Применительно к библейской картине подлинным – а для романтиков и эстетически наиболее впечатляющим – завершением космологического деяния явилась все же женщина. Языческую, но смежную с христианской («Бог есть любовь») версию такой космогонии развернул Гете в стихотворении «Amor als Landschaftsmaler», где итоговый женский образ творит всемогущая любовь; в 1824 г. его перевел в «Мнемозине» Кюхельбекер («Амур живописец»). Шевырев, со своей стороны, в 1827 г. опубликовал выполненное в том же заемном ключе «Создание красавицы» – довольно жеманный гимн женщине как существу, смонтированному Всевышним из перлов самой природы: «Хвалу пою Создателю И неба и земли: Он создал деву прелести, И создал для любви. Он взял от пальмы стройныя Прямой и гибкий стан И дунул силой мощною: Явился истукан. И в ризу света белую Бездушный лик одел, И долго с милой радостью На милый цвет глядел» и т. д.[1060]

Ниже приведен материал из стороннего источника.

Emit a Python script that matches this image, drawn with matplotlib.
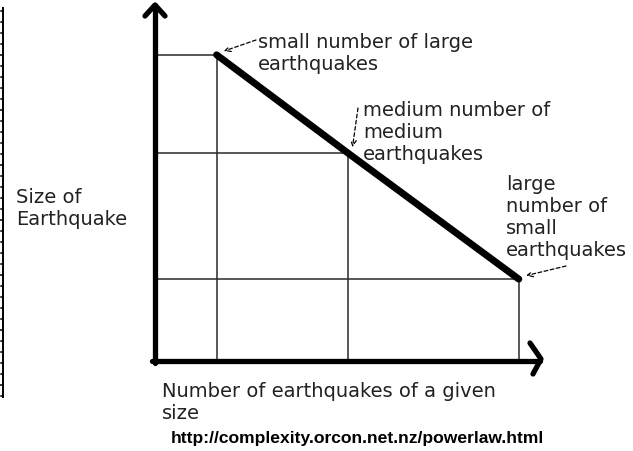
import numpy as np
import matplotlib
matplotlib.use("Agg")
import matplotlib.pyplot as plt
from matplotlib.lines import Line2D

W, H = 633, 451

# three example points: (number of earthquakes, size of earthquake)
number_of_quakes = [1.6, 5.0, 9.45]
quake_size = [8.6, 5.85, 2.3]
point_labels = ["small number of large\nearthquakes",
                "medium number of\nmedium\nearthquakes",
                "large\nnumber of\nsmall\nearthquakes"]
y_label = "Size of\nEarthquake"
x_label = "Number of earthquakes of a given\nsize"
source_url = "http://complexity.orcon.net.nz/powerlaw.html"


def px(x, y):
    # pixel position (from top-left) -> figure fraction
    return x / W, 1 - y / H


fig = plt.figure(figsize=(W / 100, H / 100), dpi=100)
fig.patch.set_facecolor("white")

# plot area between the y axis (x=155) and the x axis (y=361)
left, bottom = px(155, 361)
right, top = px(540, 5)
ax = fig.add_axes([left, bottom, right - left, top - bottom])
ax.set_xlim(0, 10)
ax.set_ylim(0, 10)
ax.axis("off")

grid_col = "#2a2a2a"
# guide lines from each point back to the axes
for xv, yv in zip(number_of_quakes, quake_size):
    ax.plot([0, xv], [yv, yv], color=grid_col, lw=1.1, solid_capstyle="butt")
    ax.plot([xv, xv], [0, yv], color=grid_col, lw=1.1, solid_capstyle="butt")

# the power-law line
ax.plot(number_of_quakes, quake_size, color="black", lw=5.0,
        solid_capstyle="round", zorder=5)

# thick hand-drawn axes with chevron heads
axis_lw = 3.8
for xs, ys in [([155, 155], [5, 363]), ([152, 540], [361, 361]),
               ([145, 155, 165], [16, 5, 16]),
               ([530, 541, 533], [343, 359, 374])]:
    fx, fy = zip(*[px(a, b) for a, b in zip(xs, ys)])
    fig.add_artist(Line2D(fx, fy, color="black", lw=axis_lw,
                          solid_capstyle="round", solid_joinstyle="round"))

# ruler strip along the left edge
fx, fy = zip(px(3, 8), px(3, 397))
fig.add_artist(Line2D(fx, fy, color="black", lw=1.4))
for i, yy in enumerate(np.arange(11, 397, 11)):
    ln = 4 if i % 5 == 4 else 2.5
    fx, fy = zip(px(3 - ln, yy), px(3, yy))
    fig.add_artist(Line2D(fx, fy, color="black", lw=1.1))

txt_col = "#222222"
fs = 14
ls = 1.2
label_pos = [(258, 33), (363, 101), (506, 175)]
arrow_from = [(256, 40), (358, 108), (566, 266)]
for lab, (tx, ty) in zip(point_labels, label_pos):
    fig.text(*px(tx, ty), lab, fontsize=fs, color=txt_col, ha="left",
             va="top", linespacing=ls)

for (sx, sy), xv, yv in zip(arrow_from, number_of_quakes, quake_size):
    ax.annotate("", xy=(xv + 0.12, yv + 0.08), xycoords="data",
                xytext=px(sx, sy), textcoords="figure fraction",
                arrowprops=dict(arrowstyle="->", color="black", lw=0.9,
                                linestyle=(0, (3, 2)), shrinkA=0, shrinkB=2))

fig.text(*px(16, 188), y_label, fontsize=fs, color=txt_col, ha="left",
         va="top", linespacing=ls)
fig.text(*px(162, 382), x_label, fontsize=fs, color=txt_col, ha="left",
         va="top", linespacing=ls)
fig.text(*px(357, 439), source_url, fontsize=12.6, fontweight="bold",
         family="Liberation Sans", color="black", ha="center", va="center")

fig.savefig("out.png", dpi=100, facecolor="white")
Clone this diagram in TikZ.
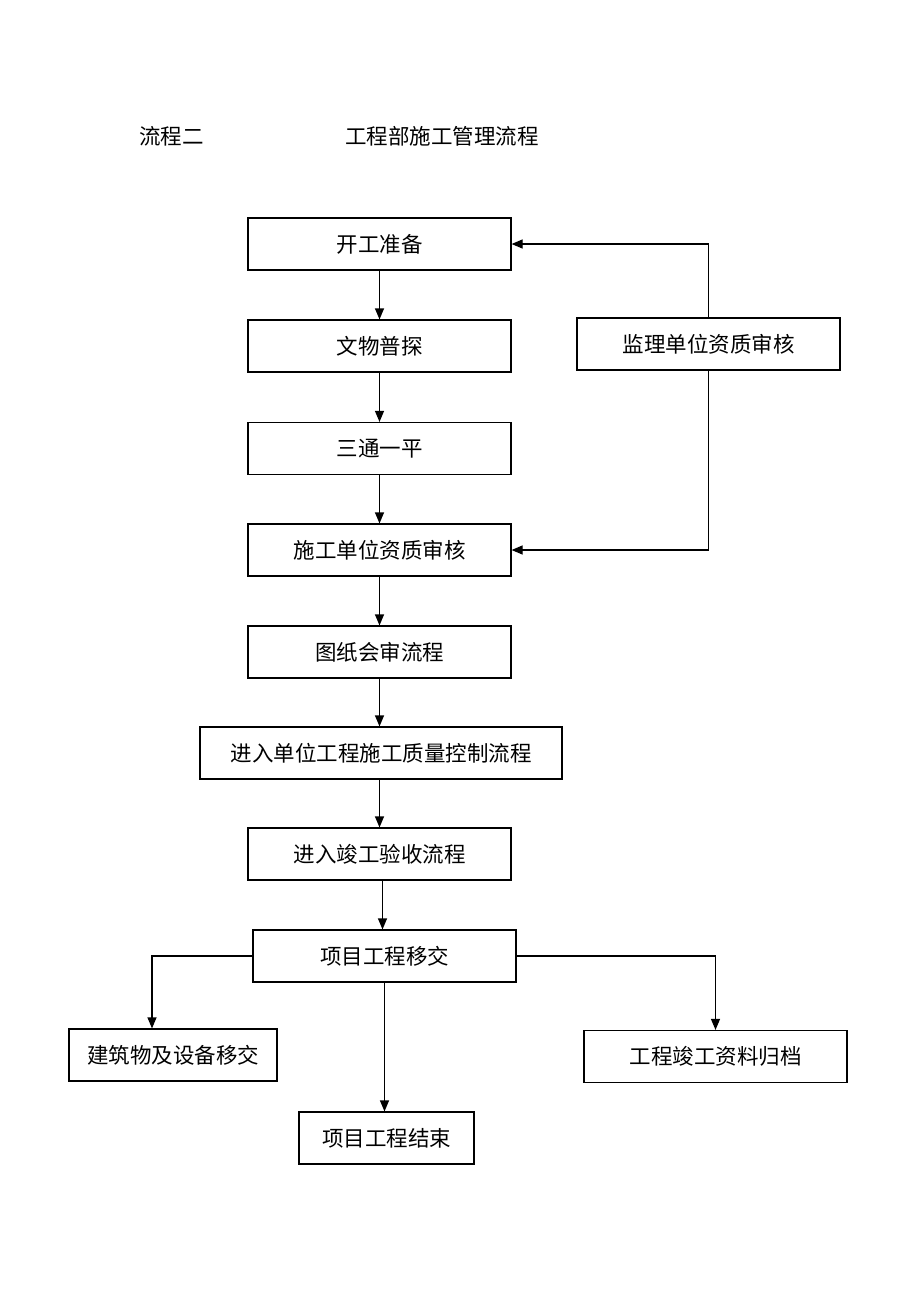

Везде и всюду в романтической словесности мы находим эту мысль о соединении, слиянии элементов мира в столь прекрасном «существе».Космологическая антропология одновременно увязывается у романтиков и с мотивом отражения – т. е. с библейским представлением о человеке как «образе и подобии» Создателя, увенчанном именно женщиной (см. во 2-й главе). Вместе с тем женщина понимается уже и как собственное «подобие» самого мужчины, из тела которого она вышла (об этом ошибочном, но весьма плодотворном переводе см. в 6-м разделе 7-й главы). Так выстраивалась система живых зеркал, наведенных друг на друга.
Однако человек пал, утратив изначальное совершенство. Живое зеркало затуманилось или разбилось – но все же осталась еще надежда на женщину. Для западного романтика любовь становится новым космогоническим деянием – его персональным способом восстановить утраченную благодать; роль творца, как подчеркивал Абрамс, отводится при этом поэтическому воображению.
Что касается русских писателей, то у них герой-мечтатель актуализирует начальную фазу Книги Бытия, словно бы заключая ее созданием собственной Евы, во всем подобной своему Адаму и к нему прилепившейся. Для романтической Евы, соответственно, речь идет об Адаме как ее персональном творении.
В «Черной немощи» Погодина мы, по сути, находим краткое воспроизведение инициальной библейской картины, согласованное с общей романтической схемой и завершенное обычным для нее становлением или же прямым синтезированием брачного идеала. Набожный герой углубляется «в размышление о человеке вообще, о разделении на полы, об их назначении, различии и связи, о параллельных явлениях во всей природе… заиграла и фантазия: ему представилась картина счастливой любви; составился идеал прелестного существа, которое ему верит, одно с ним думает, чувствует, которое его понимает, любит, с которым он живет одною общею жизнию»[1061]
.Романтические панегирики нежному полу, удержавшему в себе отсветы первозданного мира и память о прародительнице, раскручиваются в широчайшем диапазоне: от салонных упоминаний о «прелестной, стройной ножке, как у подруги первого человека» (Ростопчина) до экстатических акафистов, в которых ее образ и сама любовь райской четы возвращаются в стадию, предшествовавшую грехопадению. Любовь лажечниковского Антона «чиста, как первый день первого человека». Ган сравнивает любовь с огнем, из которого «кусок металла», втоптанный было в грязь, выйдет «чистым и прекрасным, как в первый день творения» («Джеллаледин»). Другой автор видит в женщине «превосходную страницу творения, лучшее создание силы творящей, в которое само небо смотрится как в зеркало». Процитированный дифирамб принадлежит Селиванову и свидетельствует о том, с какой охотой низовая словесность подхватывает библейско-космогонический канон, установленный более солидными писателями.
Один из них, Полевой, в «Эмме» (1834) называет девушку «творением, созданным в минуты восторга первобытной поэтической жизни вселенной… творением, очарованным и очаровательным, но безотчетным, как стихи юного поэта». Симптоматично между тем и это сравнение девушки с «творением» поэта, в очередной раз указывающее на индивидуальный демиургический заряд, который кроется в таких величаниях. Правда, соответствующую креативную миссию с первых страниц готова тут взять на себя сама же девушка, – но мы еще вернемся к этому тексту.